Prisoner Problem

The jail is getting rather crowded, and the jailor is thinking about setting some of the prisoners free. However they have to solve a challenge. If they fail, then they go back to their cells, and another group of prisoners will get a go. The challenge goes like this.

Ten prisoners will be selected, and have the challenge explained to them. They are allowed to confer at this stage, and plan their strategy. Then comes the challenge...

The prisoners will be lined up in a single file, all facing the same direction. The prisoner at the back can see all nine prisoners in front of him. The prisoner at the front cannot see any of the other prisoners, since they are all behind him. The prisoners standing in the rest of the line will only be able to see the prisoners in front of them, not the ones behind them.

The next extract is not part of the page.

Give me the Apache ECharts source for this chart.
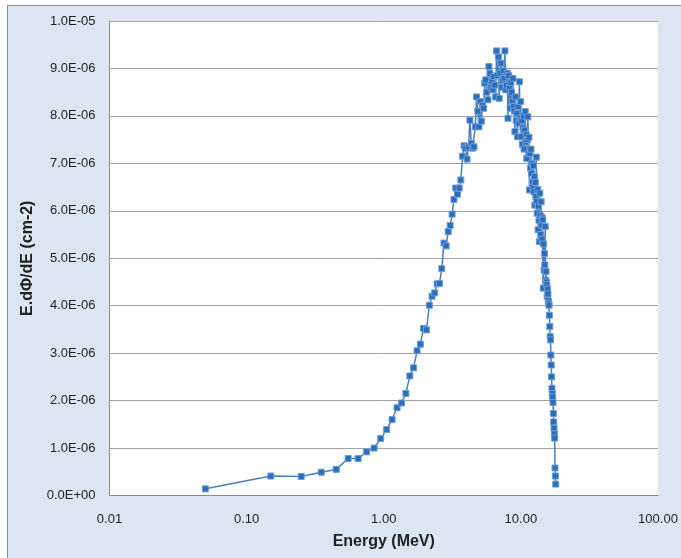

Once the prisoners are standing in line, each prisoner will have a hat placed on their head. The hat will be either black or white. The choice of colour in each case is completely random. No prisoner can see the colour of their own hat. A prisoner can see the colour of the hats worn by any prisoners standing in front of him, but cannot see the colour of any hats worn by prisoners standing behind him.

Each prisoner then has to guess the colour of the hat they are wearing, and speak their choice out loud. They can only speak a single word, either 'white' or 'black'. The first prisoner to guess must be the prisoner standing at the back of the line. Then the prisoner in front of him, and so on. The last to speak will be the prisoner standing at the front of the line.

The jailor knows that this is a tough challenge. He will allow a maximum of one mistake, so long as the other nine guesses are correct. In which case, all ten prisoners will be released. However if there is more than one mistake, all the prisoners will be returned to their cells.

What is the best strategy the prisoners can adopt? What are their chances of getting free?

There are no tricks. Just mathematics.

The answer is given on the next page.

The surprising answer to this problem is that the prisoners will always go free, so long as they follow the correct strategy.

The prisoner at the back, who has to go first, cannot know whether they have a white or a black hat on their head. So, as it makes no difference whether they say white or black, they use their go to enable all the other prisoners to guess correctly, and thus all the prisoners go free. It works like this.

The prisoner at the back looks at the row of prisoners in front of him, and counts the number of black hats that he can see. If it is an odd number, he says 'black' and if it is an even number he says 'white'. He has a 50% chance of being correct as far as his own hat is concerned.

The prisoner in front of him counts how many black hats HE can see, and to this number he adds 1 if the prisoner behind him has said 'black'. If this number is odd, the second prisoner says 'black' since that will be the colour of his hat; however if the number is even, he should say 'white' and again this will be the colour of his hat.

Each prisoner in turn counts the number of black hats they can see in front of them, adds the number of times they have heard 'black' spoken, and they then say 'black' if the number is odd, and 'white' if the number is even.

Every prisoner will be able to guess correctly the colour of the hat they are wearing, apart from the prisoner at the back who guesses first. They have a 50% chance of being right. The jailor's conditions will have been met - not more than one mistake will have been made - and all the prisoners will go free.

Another way of thinking about the solution could be put this way... suppose the prisoner at the back can see 5 black hats in front of him, and he therefore says 'black' since 5 is an odd number. The prisoner in front of him happens to be wearing a white hat, and so he will also see 5 black hats in front of him. 5 plus 1 (the prisoner behind him said 'black') is an even number, therefore he guesses - correctly - that he is wearing a white hat. This will continue until we get to a prisoner who is actually waering a back hat. They will only see 4 black hats in front of them (they are wearing the 5th one!) and so they will add 4 and 1, which is an odd number, and correctly guess that they are wearing a black hat.